EUREKA SPRINGS, Ark. - It's the day Shanna and Justin Aranda just couldn't wait for.

The two Oklahomans from Moore are getting married in the historic Arkansas tourist town of Eureka Springs.

But they didn't choose to get married here because of the town's beauty, its charming bed and breakfasts or its friendly people. They're here because they can't get married in Oklahoma.

"I can't think of anywhere other than Oklahoma where we couldn't have gotten married," said Shanna.

So what's stopping them?

Oklahoma law S43-123.

First written in 1910, it's better known as the Remarriage and Cohabitation law.  

The law says any Oklahoman who gets divorced has to wait six months to marry someone else. 

Shanna was divorced after a lengthy court battle three months ago.

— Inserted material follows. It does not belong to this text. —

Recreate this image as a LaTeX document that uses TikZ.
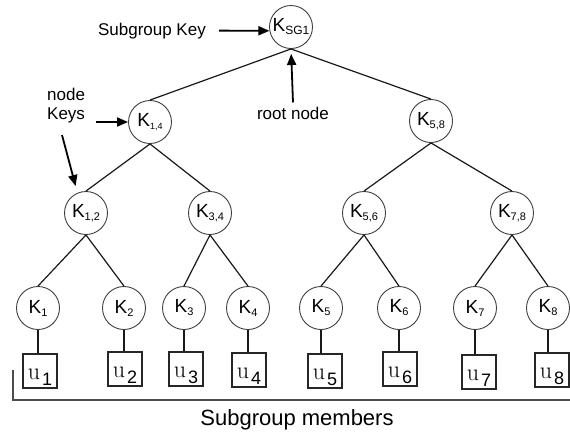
\documentclass[tikz,border=0pt]{standalone}
\usepackage{fontspec}
\setsansfont{Liberation Sans}
\usetikzlibrary{arrows.meta}
\newcommand{\Kn}[2][11]{{\fontsize{19}{19}\selectfont K}\raisebox{-3pt}{\fontsize{#1}{#1}\selectfont #2}}
\newcommand{\Un}[1]{{\rmfamily\fontsize{24}{24}\selectfont u}\hspace{2pt}\raisebox{-6pt}{\sffamily\fontsize{18}{18}\selectfont #1}}
\begin{document}
\begin{tikzpicture}[x=1pt,y=-1pt,
  kc/.style={circle, draw=black!75, line width=0.9pt, minimum size=43pt, inner sep=0pt, font=\sffamily},
  ub/.style={draw=black!85, line width=1.1pt, minimum size=34pt, inner sep=0pt, text height=25pt, text depth=9pt},
  edge/.style={line width=1.2pt, black!90},
  arr/.style={line width=1.8pt, -{Triangle[length=11pt,width=9pt]}},
  lbl/.style={font=\sffamily\fontsize{17}{17}\selectfont, inner sep=0pt},
  bracket/.style={line width=1.3pt, black!70}]
\fill[white] (0,0) rectangle (570,437);
\useasboundingbox (0,0) rectangle (570,437);

% tree nodes
\node[kc] (root) at (291,27) {\Kn[12]{SG1}};
\node[kc] (k14) at (150,122) {\Kn[9]{1,4}};
\node[kc] (k58) at (431,121) {\Kn{5,8}};
\node[kc] (k12) at (86,213) {\Kn{1,2}};
\node[kc] (k34) at (210,213) {\Kn{3,4}};
\node[kc] (k56) at (364,213) {\Kn{5,6}};
\node[kc] (k78) at (512,213) {\Kn{7,8}};
\node[kc] (k1) at (38,308) {\Kn{1}};
\node[kc] (k2) at (124,308) {\Kn{2}};
\node[kc] (k3) at (184,308) {\Kn{3}};
\node[kc] (k4) at (248,308) {\Kn{4}};
\node[kc] (k5) at (321,308) {\Kn{5}};
\node[kc] (k6) at (399,308) {\Kn{6}};
\node[kc] (k7) at (475,308) {\Kn{7}};
\node[kc] (k8) at (548,308) {\Kn{8}};

% member boxes
\node[ub] (u1) at (40,371) {\Un{1}};
\node[ub] (u2) at (125,369) {\Un{2}};
\node[ub] (u3) at (186,369) {\Un{3}};
\node[ub] (u4) at (249,370) {\Un{4}};
\node[ub] (u5) at (325,371) {\Un{5}};
\node[ub] (u6) at (400,369) {\Un{6}};
\node[ub] (u7) at (479,372) {\Un{7}};
\node[ub] (u8) at (552,370) {\Un{8}};

% tree edges
\draw[edge] (root.south) -- (k14.north);
\draw[edge] (root.south) -- (k58.north);
\draw[edge] (k14.south) -- (k12.north);
\draw[edge] (k14.south) -- (k34.north);
\draw[edge] (k58.south) -- (k56.north);
\draw[edge] (k58.south) -- (k78.north);
\draw[edge] (k12.south) -- (k1.north);
\draw[edge] (k12.south) -- (k2.north);
\draw[edge] (k34.south) -- (k3.north);
\draw[edge] (k34.south) -- (k4.north);
\draw[edge] (k56.south) -- (k5.north);
\draw[edge] (k56.south) -- (k6.north);
\draw[edge] (k78.south) -- (k7.north);
\draw[edge] (k78.south) -- (k8.north);
\foreach \i in {1,...,8}{\draw[edge] (k\i.south) -- (k\i.south |- u\i.north);}

% labels
\node[lbl, anchor=base east] (sgk) at (206,35) {Subgroup Key};
\draw[arr] ([xshift=13pt]sgk.east) -- (root.190);
\node[lbl, anchor=base west] (nodel) at (47,100) {node};
\node[lbl, anchor=base west] (keys) at (47,119) {Keys};
\draw[arr] ([xshift=11pt]k14.west -| keys.east) -- (k14.west);
\coordinate (dstart) at (62,135);
\draw[arr, shorten >=7pt] (dstart) -- (k12.113);
\node[lbl, anchor=base] (rootl) at (293,119) {root node};
\draw[arr, shorten >=5pt] ([yshift=4pt]rootl.north) -- (root.south);

% bracket and members label
\coordinate (bl) at (13,370);
\coordinate (bc) at (13,400);
\coordinate (br) at (570,400);
\draw[bracket] (bl) -- (bc) -- (br);
\node[font=\sffamily\fontsize{22}{22}\selectfont, inner sep=0pt, anchor=base] (mem) at (297,425) {Subgroup members};
\end{tikzpicture}
\end{document}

"We have a family member who is very ill, so we may not have the six months," she said.

"We were tired of waiting. We wanted to be together," Justin said. "We had been together for two years."

And if you think Shanna and Justin are alone, think again.

Eureka Springs has another name -- the wedding capitol of the south.  

At least a dozen places here, including the local wildlife park, host weddings -- many of them couples from Oklahoma getting around that very same law.

"I would say that it has helped the town.  It definitely has," said Susan Misavage who owns The Angel at Rose Hall, another bed and breakfast that hosts more than 200 weddings a year.

"I've had some guests that have said this my second marriage, or not my first marriage, and have said they can come to Eureka and get married much more quickly," she said.

Misavage believes the Oklahoma law helped build Eureka Springs and says getting rid of the law might tear it down.

"I would definitely think that it would have an effect on the economy of the town, and other businesses, as well as myself," she said.

On average, about 200 people go to the Carroll County courthouse in Eureka Springs every month to get a marriage license. It's estimated, 75 percent of them are from Oklahoma.

"If I can't get married at home in my church, then I want to get married somewhere pretty," she said.

With the Oklahoma law giving the Arkansas town such an economic boost, would lawmakers consider repealing it? Oklahoma State Senator Jim Wilson says probably not. 

"It's like one of those laws that says you have to have a lantern in front of your car when you drive down the road," said Wilson. "We just never repealed it."

While Wilson admits it's outdated, he says it's one of those morality laws Oklahomans usually don't like to get rid of. 

And that's not all: the law doesn't just prevent recent divorcees from getting married in other states, it also says the newlyweds can't live together when they come back to Oklahoma.

An attempt to do so would be a felony.

Attorney David Keesling says that part of the law hasn't been enforced in decades.

"If you look at the trends across the country, Oklahoma is one of the few states that still has any prohibition against remarriage," he said. "I mean any prohibition."

Still, that doesn't concern Shanna and Justin.

They've found a love stronger than the law.